[What you should do]
Return every line of the data below that includes the string "this".

[Task inputs start]

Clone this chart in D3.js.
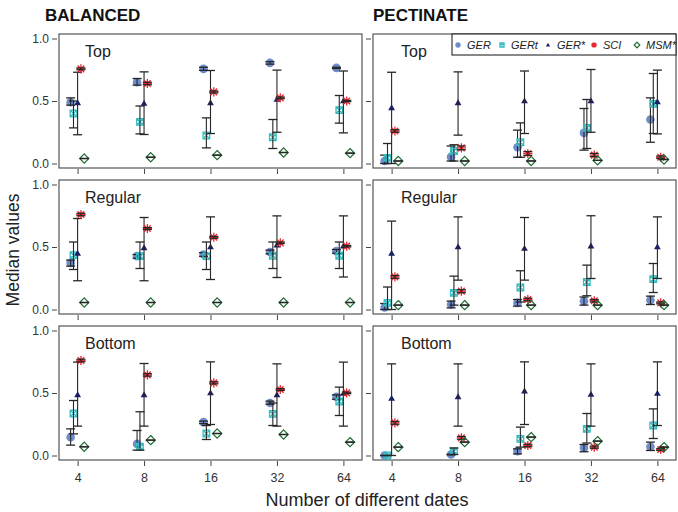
<!DOCTYPE html>
<html><head><meta charset="utf-8">
<script src="https://cdn.jsdelivr.net/npm/d3@7"></script>
<style>body{margin:0;background:#fff}text{font-family:"Liberation Sans",Arial,sans-serif}</style>
</head><body><svg id="c" width="678" height="512"></svg>
<script>
const categories = ["4","8","16","32","64"];
const seriesNames = ["GER","GERt","GER*","SCI","MSM*"];
const yTicks = [0, 0.5, 1];
const colTitles = ["BALANCED","PECTINATE"];
const rowTitles = ["Top","Regular","Bottom"];

// rows: series (GER, GERt, GER*, SCI, MSM*), columns: categories
const balTopMed = [[0.49,0.65,0.757,0.805,0.765],[0.40,0.333,0.224,0.21,0.427],[0.485,0.48,0.485,0.512,0.50],[0.757,0.64,0.573,0.525,0.50],[0.04,0.05,0.067,0.088,0.083]];
const balTopLo  = [[0.467,0.627,0.745,0.795,0.76],[0.285,0.237,0.125,0.12,0.323],[0.23,0.232,0.24,0.25,0.245],[0.75,0.63,0.565,0.518,0.495],[0.04,0.05,0.067,0.088,0.083]];
const balTopHi  = [[0.525,0.68,0.77,0.815,0.77],[0.50,0.46,0.365,0.352,0.544],[0.73,0.733,0.744,0.747,0.74],[0.765,0.65,0.58,0.532,0.505],[0.04,0.05,0.067,0.088,0.083]];

const pecTopMed = [[0.02,0.053,0.13,0.245,0.352],[0.045,0.10,0.17,0.285,0.477],[0.445,0.485,0.50,0.50,0.493],[0.26,0.125,0.08,0.067,0.05],[0.02,0.02,0.02,0.025,0.032]];
const pecTopLo  = [[0.0,0.02,0.05,0.107,0.17],[0.0,0.02,0.05,0.12,0.24],[0.0,0.227,0.24,0.25,0.237],[0.25,0.11,0.065,0.055,0.04],[0.02,0.02,0.02,0.025,0.032]];
const pecTopHi  = [[0.067,0.14,0.267,0.44,0.525],[0.16,0.15,0.325,0.512,0.72],[0.73,0.733,0.74,0.752,0.747],[0.27,0.14,0.095,0.08,0.06],[0.02,0.02,0.02,0.025,0.032]];

const balRegMed = [[0.373,0.427,0.44,0.46,0.467],[0.435,0.427,0.427,0.43,0.43],[0.448,0.493,0.50,0.515,0.507],[0.76,0.648,0.578,0.533,0.507],[0.056,0.056,0.056,0.056,0.056]];
const balRegLo  = [[0.347,0.41,0.425,0.445,0.45],[0.32,0.328,0.32,0.328,0.328],[0.23,0.23,0.24,0.256,0.26],[0.75,0.64,0.57,0.527,0.5],[0.056,0.056,0.056,0.056,0.056]];
const balRegHi  = [[0.395,0.44,0.455,0.475,0.48],[0.54,0.54,0.54,0.54,0.54],[0.728,0.736,0.741,0.749,0.749],[0.77,0.655,0.585,0.54,0.512],[0.056,0.056,0.056,0.056,0.056]];

const pecRegMed = [[0.016,0.04,0.053,0.067,0.075],[0.053,0.133,0.176,0.22,0.243],[0.448,0.50,0.488,0.507,0.50],[0.261,0.147,0.08,0.07,0.053],[0.035,0.035,0.035,0.035,0.035]];
const pecRegLo  = [[0.0,0.013,0.027,0.035,0.04],[0.0,0.035,0.06,0.11,0.136],[0.0,0.235,0.235,0.248,0.248],[0.25,0.135,0.07,0.06,0.045],[0.035,0.035,0.035,0.035,0.035]];
const pecRegHi  = [[0.048,0.067,0.08,0.10,0.107],[0.18,0.267,0.31,0.355,0.368],[0.707,0.741,0.736,0.75,0.741],[0.272,0.158,0.09,0.08,0.06],[0.035,0.035,0.035,0.035,0.035]];

const balBotMed = [[0.147,0.093,0.267,0.42,0.469],[0.336,0.07,0.176,0.333,0.432],[0.485,0.485,0.50,0.485,0.496],[0.76,0.645,0.581,0.528,0.501],[0.07,0.123,0.176,0.168,0.107]];
const balBotLo  = [[0.083,0.043,0.255,0.41,0.45],[0.173,0.043,0.128,0.24,0.32],[0.235,0.235,0.248,0.235,0.235],[0.75,0.635,0.573,0.52,0.495],[0.07,0.123,0.176,0.168,0.107]];
const balBotHi  = [[0.213,0.20,0.275,0.435,0.485],[0.44,0.35,0.24,0.42,0.547],[0.747,0.736,0.749,0.733,0.747],[0.77,0.655,0.59,0.535,0.507],[0.07,0.123,0.176,0.168,0.107]];

const pecBotMed = [[0.0,0.008,0.035,0.061,0.07],[0.0,0.035,0.133,0.213,0.24],[0.456,0.469,0.515,0.488,0.496],[0.261,0.141,0.08,0.067,0.048],[0.067,0.107,0.147,0.115,0.067]];
const pecBotLo  = [[0.0,0.005,0.013,0.03,0.04],[0.0,0.008,0.067,0.10,0.136],[0.0,0.235,0.248,0.235,0.24],[0.25,0.13,0.07,0.058,0.04],[0.067,0.107,0.147,0.115,0.067]];
const pecBotHi  = [[0.0,0.01,0.053,0.088,0.107],[0.0,0.06,0.227,0.336,0.373],[0.733,0.733,0.749,0.733,0.749],[0.272,0.152,0.09,0.075,0.056],[0.067,0.107,0.147,0.115,0.067]];

const panels = [
  {row:0,col:0,med:balTopMed,lo:balTopLo,hi:balTopHi},
  {row:0,col:1,med:pecTopMed,lo:pecTopLo,hi:pecTopHi},
  {row:1,col:0,med:balRegMed,lo:balRegLo,hi:balRegHi},
  {row:1,col:1,med:pecRegMed,lo:pecRegLo,hi:pecRegHi},
  {row:2,col:0,med:balBotMed,lo:balBotLo,hi:balBotHi},
  {row:2,col:1,med:pecBotMed,lo:pecBotLo,hi:pecBotHi}
];

const colX = [59, 373], pw = 303, rowY = [34, 180, 326], ph = 134;
const offsets = [-0.105, -0.062, 0, 0.05, 0.1];
const colors = ["#5f80c6","#35bcc0","#1b1f6b","#e8262d","#1f6b35"];
const ink = "#262626";

const svg = d3.select("#c");

function symbolPath(k, r){
  if(k===0){ return null; }
  if(k===1){ const s=r; return `M${-s},${-s}H${s}V${s}H${-s}Z M${-s},${-s}L${s},${s} M${s},${-s}L${-s},${s}`; }
  if(k===2){ const s=r; return `M0,${-s}L${s*0.95},${s*0.65}H${-s*0.95}Z`; }
  if(k===3){ const s=r, d=r*0.72; return `M${-s},0H${s} M0,${-s}V${s} M${-d},${-d}L${d},${d} M${d},${-d}L${-d},${d}`; }
  if(k===4){ const s=r; return `M0,${-s}L${s},0L0,${s}L${-s},0Z`; }
}
function drawSymbol(g, k, cx, cy, scale){
  const sc = scale||1;
  if(k===0){
    g.append("circle").attr("cx",cx).attr("cy",cy).attr("r",4.3*sc).attr("fill",colors[0]).attr("fill-opacity",0.9);
  } else if(k===1){
    g.append("path").attr("d",symbolPath(1,3.3*sc)).attr("transform",`translate(${cx},${cy})`).attr("fill","none").attr("stroke",colors[1]).attr("stroke-width",1.3);
  } else if(k===2){
    g.append("path").attr("d",symbolPath(2,3.6*sc)).attr("transform",`translate(${cx},${cy})`).attr("fill",colors[2]);
  } else if(k===3){
    g.append("path").attr("d",symbolPath(3,4.6*sc)).attr("transform",`translate(${cx},${cy})`).attr("fill","none").attr("stroke",colors[3]).attr("stroke-width",1.3);
  } else {
    g.append("path").attr("d",symbolPath(4,4.6*sc)).attr("transform",`translate(${cx},${cy})`).attr("fill","none").attr("stroke",colors[4]).attr("stroke-width",1.2);
  }
}

panels.forEach(p=>{
  const x0 = colX[p.col], y0 = rowY[p.row];
  const x = d3.scaleLinear().domain([0.72,5.28]).range([x0, x0+pw]);
  const y = d3.scaleLinear().domain([-0.036,1.036]).range([y0+ph, y0]);
  const g = svg.append("g");
  g.append("rect").attr("x",x0).attr("y",y0).attr("width",pw).attr("height",ph).attr("fill","#fff").attr("stroke","#555").attr("stroke-width",1.2);
  // y axis
  const ya = d3.axisLeft(y).tickValues(yTicks).tickSize(5).tickPadding(3).tickFormat(p.col===0?d3.format(".1f"):()=> "");
  const yg = g.append("g").attr("transform",`translate(${x0-2},0)`).call(ya);
  yg.select(".domain").remove();
  yg.selectAll("line").attr("stroke","#444");
  yg.selectAll("text").attr("font-size",12).attr("fill","#333").style("font-family","Liberation Sans, Arial, sans-serif");
  // x axis
  const xa = d3.axisBottom(x).tickValues([1,2,3,4,5]).tickSize(5).tickPadding(7).tickFormat(p.row===2?(d=>categories[d-1]):()=>"");
  const xg = g.append("g").attr("transform",`translate(0,${y0+ph+1})`).call(xa);
  xg.select(".domain").remove();
  xg.selectAll("line").attr("stroke","#444");
  xg.selectAll("text").attr("font-size",12.5).attr("fill","#333").style("font-family","Liberation Sans, Arial, sans-serif");
  // panel title
  g.append("text").attr("x", x0 + (p.col===0?26:28)).attr("y", y0+23).attr("font-size",16).attr("fill","#222").text(rowTitles[p.row]);
  // data
  seriesNames.forEach((s,k)=>{
    categories.forEach((c,i)=>{
      const cx = x(i+1+offsets[k]);
      drawSymbol(g, k, cx, y(p.med[k][i]));
      const ylo = y(p.lo[k][i]), yhi = y(p.hi[k][i]);
      g.append("line").attr("x1",cx).attr("x2",cx).attr("y1",ylo).attr("y2",yhi).attr("stroke",ink).attr("stroke-width",1.1);
      [ylo,yhi].forEach(yy=>g.append("line").attr("x1",cx-4.5).attr("x2",cx+4.5).attr("y1",yy).attr("y2",yy).attr("stroke",ink).attr("stroke-width",1.3));
    });
  });
});

// column titles
colTitles.forEach((t,i)=>svg.append("text").attr("x", i===0?45:373).attr("y",21).attr("font-size",17).attr("font-weight","bold").attr("fill","#111").text(t));

// legend
const lg = svg.append("g");
lg.append("rect").attr("x",452).attr("y",34).attr("width",224).attr("height",21).attr("fill","#fff").attr("stroke","#111").attr("stroke-width",1);
const legX = [458, 502, 548, 594, 637];
seriesNames.forEach((s,k)=>{
  drawSymbol(lg, k, legX[k], 45, 0.62);
  lg.append("text").attr("x",legX[k]+9).attr("y",49).attr("font-size",11).attr("font-style","italic").attr("fill","#222").text(s);
});

// axis titles
svg.append("text").attr("transform","translate(19,250) rotate(-90)").attr("text-anchor","middle").attr("font-size",17.5).attr("fill","#222").text("Median values");
svg.append("text").attr("x",367).attr("y",506).attr("text-anchor","middle").attr("font-size",18).attr("fill","#222").text("Number of different dates");
</script></body></html>
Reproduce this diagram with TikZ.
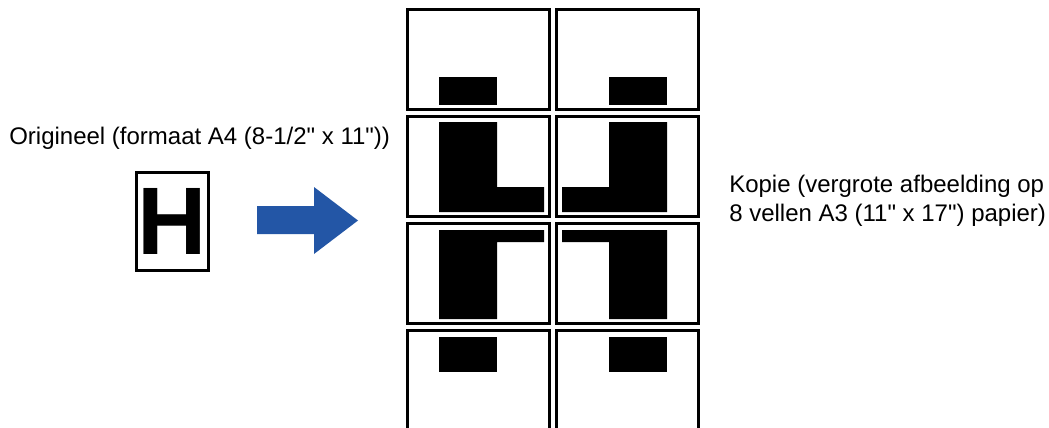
\documentclass[tikz,border=0pt]{standalone}
\usepackage{fontspec}
\setmainfont{Liberation Sans}[Ligatures=TeXOff]
\usetikzlibrary{positioning}
\definecolor{arrowblue}{HTML}{2356A6}

\begin{document}
\begin{tikzpicture}[
      x=0.75pt, y=-0.75pt,
      sheet/.style={rectangle, draw, line width=2.25pt, minimum width=106.5pt, minimum height=75pt, inner sep=0pt},
      label/.style={inner sep=0pt, font=\fontsize{18pt}{21.75pt}\selectfont},
      ink/.style={fill=black}
    ]
    \useasboundingbox (0,0) rectangle (1049,428);
    \clip (0,0) rectangle (1049,428);
    % original page
    \node[rectangle, draw, line width=2.25pt, minimum width=54pt, minimum height=73.5pt, inner sep=0pt,
      font=\fontsize{72pt}{72pt}\selectfont\bfseries] (orig) at (172.5,221.5) {H};
    \node[label, anchor=base west] (origtext) at (9,144) {Origineel (formaat A4 (8-1/2" x 11"))};
    \fill[arrowblue] (257,206) -- (314,206) -- (314,187) -- (358,220.5) -- (314,254) -- (314,234) -- (257,234) -- cycle;
    % enlarged copy on 8 sheets
    \node[sheet] (s11) at (478.5,59.5) {};
    \node[sheet, right=3pt of s11] (s12) {};
    \node[sheet, below=3pt of s11] (s21) {};
    \node[sheet, right=3pt of s21] (s22) {};
    \node[sheet, below=3pt of s21] (s31) {};
    \node[sheet, right=3pt of s31] (s32) {};
    \node[sheet, below=3pt of s31] (s41) {};
    \node[sheet, right=3pt of s41] (s42) {};
    \fill[ink] (439,77) rectangle (497,105);
    \fill[ink] (609,77) rectangle (667,105);
    \fill[ink] (439,122) -- (497,122) -- (497,187) -- (544,187) -- (544,212) -- (439,212) -- cycle;
    \fill[ink] (667,122) -- (609,122) -- (609,187) -- (562,187) -- (562,212) -- (667,212) -- cycle;
    \fill[ink] (439,230) -- (544,230) -- (544,242) -- (497,242) -- (497,319) -- (439,319) -- cycle;
    \fill[ink] (667,230) -- (562,230) -- (562,242) -- (609,242) -- (609,319) -- (667,319) -- cycle;
    \fill[ink] (439,337) rectangle (497,372);
    \fill[ink] (609,337) rectangle (667,372);
    \node[label, anchor=base west, align=left] (copytext) at (729,221) {Kopie (vergrote afbeelding op\\8 vellen A3 (11" x 17") papier)};
\end{tikzpicture}
\end{document}
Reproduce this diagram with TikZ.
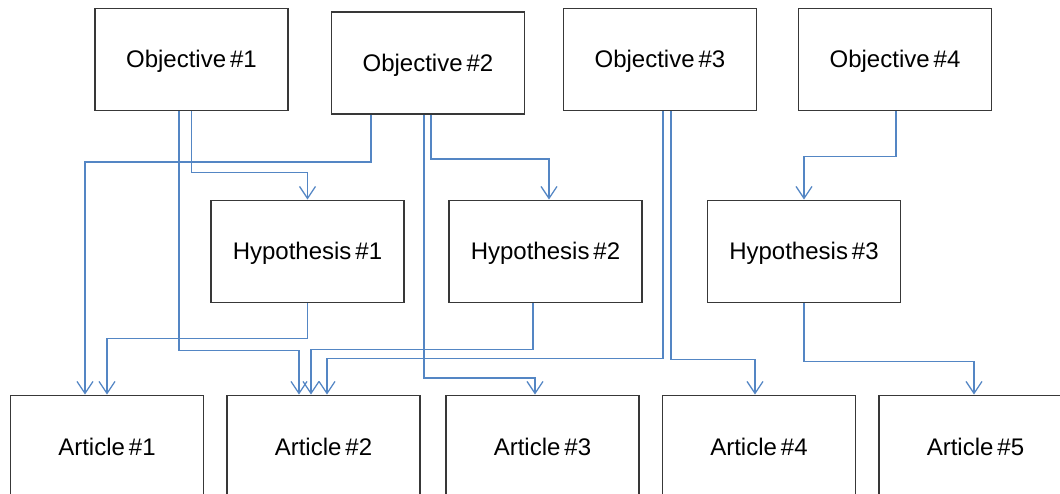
\documentclass[tikz,border=0pt]{standalone}
\usepackage{fontspec}
\setmainfont{Liberation Sans}
\usetikzlibrary{arrows.meta}
\definecolor{linkblue}{RGB}{84,134,196}
\definecolor{boxgray}{RGB}{56,56,56}

\begin{document}
\begin{tikzpicture}
[x=1pt, y=-1pt, box/.style={draw=boxgray, line width=1.8pt, fill=white, minimum width=193pt, minimum height=102pt, inner sep=0pt, text height=17pt, text depth=0pt, font=\fontsize{24}{28}\selectfont}, link/.style={draw=linkblue, line width=1.3pt, -{Straight Barb[length=12pt,width=16pt]}}]
    \useasboundingbox (0,0) rectangle (1060,494);
    \clip (0,0) rectangle (1060,494);
    % objectives
    \node[box] (o1) at (191.5,59.5) {Objective\,\#1};
    \node[box] (o2) at (428,63) {Objective\,\#2};
    \node[box] (o3) at (660,59.5) {Objective\,\#3};
    \node[box] (o4) at (895,59.5) {Objective\,\#4};
    % hypotheses
    \node[box] (h1) at (307.5,251.5) {Hypothesis\,\#1};
    \node[box] (h2) at (545.5,251.5) {Hypothesis\,\#2};
    \node[box] (h3) at (804,251.5) {Hypothesis\,\#3};
    % articles
    \node[box] (a1) at (107,446.5) {Article\,\#1};
    \node[box] (a2) at (323.5,446.5) {Article\,\#2};
    \node[box] (a3) at (542.5,446.5) {Article\,\#3};
    \node[box] (a4) at (759,446.5) {Article\,\#4};
    \node[box] (a5) at (975.5,446.5) {Article\,\#5};
    % links
    \draw[link] (o1.south) -- ++(0,61) -| (h1.north);
    \draw[link] ([xshift=-12.5pt]o1.south) -- ++(0,239) -| ([xshift=-24.5pt]a2.north);
    \draw[link] ([xshift=-57pt]o2.south) -- ++(0,47) -| ([xshift=-22pt]a1.north);
    \draw[link] ([xshift=3pt]o2.south) -- ++(0,44) -| ([xshift=3.5pt]h2.north);
    \draw[link] ([xshift=-4pt]o2.south) -- ++(0,263) -| ([xshift=-7.5pt]a3.north);
    \draw[link] (h1.south) -- ++(0,35) -| (a1.north);
    \draw[link] ([xshift=-12.5pt]h2.south) -- ++(0,46) -| ([xshift=-12.5pt]a2.north);
    \draw[link] ([xshift=3pt]o3.south) -- ++(0,247) -| ([xshift=3.5pt]a2.north);
    \draw[link] ([xshift=11pt]o3.south) -- ++(0,248) -| ([xshift=-4pt]a4.north);
    \draw[link] ([xshift=1pt]o4.south) -- ++(0,45) -| (h3.north);
    \draw[link] (h3.south) -- ++(0,58) -| ([xshift=-1.5pt]a5.north);
\end{tikzpicture}
\end{document}
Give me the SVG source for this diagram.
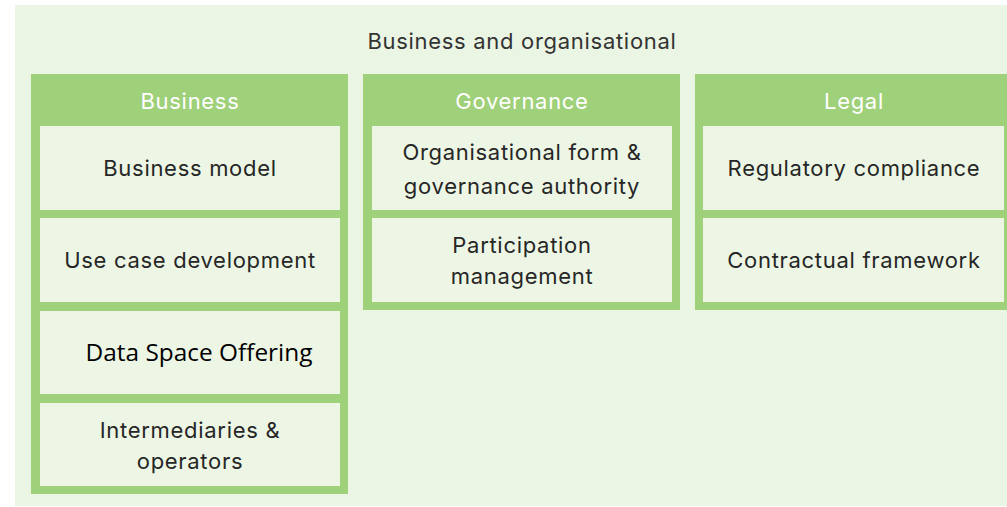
<svg xmlns="http://www.w3.org/2000/svg" width="1007" height="507" viewBox="0 0 1007 507">
<style>
.bg{fill:#ebf5e3}
.col{fill:#9fd07a}
.box{fill:#edf6e5}
.hd{font-family:Inter,"Liberation Sans",sans-serif;font-size:22px;letter-spacing:0.7px;fill:#ffffff;text-anchor:middle}
.t{font-family:Inter,"Liberation Sans",sans-serif;font-size:22px;letter-spacing:0.7px;fill:#262626;text-anchor:middle}
.ttl{font-family:Inter,"Liberation Sans",sans-serif;font-size:22px;letter-spacing:0.7px;fill:#333333;text-anchor:middle}
.ds{font-family:"Open Sans","Liberation Sans",sans-serif;font-size:24.4px;fill:#000000;text-anchor:middle}
</style>
<rect class="bg" x="15" y="5" width="992" height="501"/>
<text class="ttl" x="522" y="49">Business and organisational</text>
<g id="business">
<rect class="col" x="31" y="74" width="317" height="420"/>
<text class="hd" x="190" y="109">Business</text>
<g id="business-model"><rect class="box" x="40" y="126" width="300" height="84"/><text class="t" x="190" y="176">Business model</text></g>
<g id="use-case"><rect class="box" x="40" y="218" width="300" height="84"/><text class="t" x="190" y="268">Use case development</text></g>
<g id="offering"><rect class="box" x="40" y="311" width="300" height="83"/><text class="ds" x="199" y="361">Data Space Offering</text></g>
<g id="intermediaries"><rect class="box" x="40" y="403" width="300" height="83"/><text class="t" x="190" y="438">Intermediaries &amp;</text><text class="t" x="190" y="469">operators</text></g>
</g>
<g id="governance">
<rect class="col" x="363" y="74" width="317" height="236"/>
<text class="hd" x="522" y="109">Governance</text>
<g id="org-form"><rect class="box" x="372" y="126" width="300" height="84"/><text class="t" x="522" y="160">Organisational form &amp;</text><text class="t" x="522" y="194">governance authority</text></g>
<g id="participation"><rect class="box" x="372" y="218" width="300" height="84"/><text class="t" x="522" y="253">Participation</text><text class="t" x="522" y="284">management</text></g>
</g>
<g id="legal">
<rect class="col" x="695" y="74" width="320" height="236"/>
<text class="hd" x="854" y="109">Legal</text>
<g id="regulatory"><rect class="box" x="703" y="126" width="301" height="84"/><text class="t" x="854" y="176">Regulatory compliance</text></g>
<g id="contractual"><rect class="box" x="703" y="218" width="301" height="84"/><text class="t" x="854" y="268">Contractual framework</text></g>
</g>
<g id="connectors"/>
</svg>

[Task inputs end]

[Solution to the problem]
Clone this chart in D3.js.
Reproduce this diagram with TikZ.
Reproduce this diagram with TikZ.
Give me the SVG source for this diagram.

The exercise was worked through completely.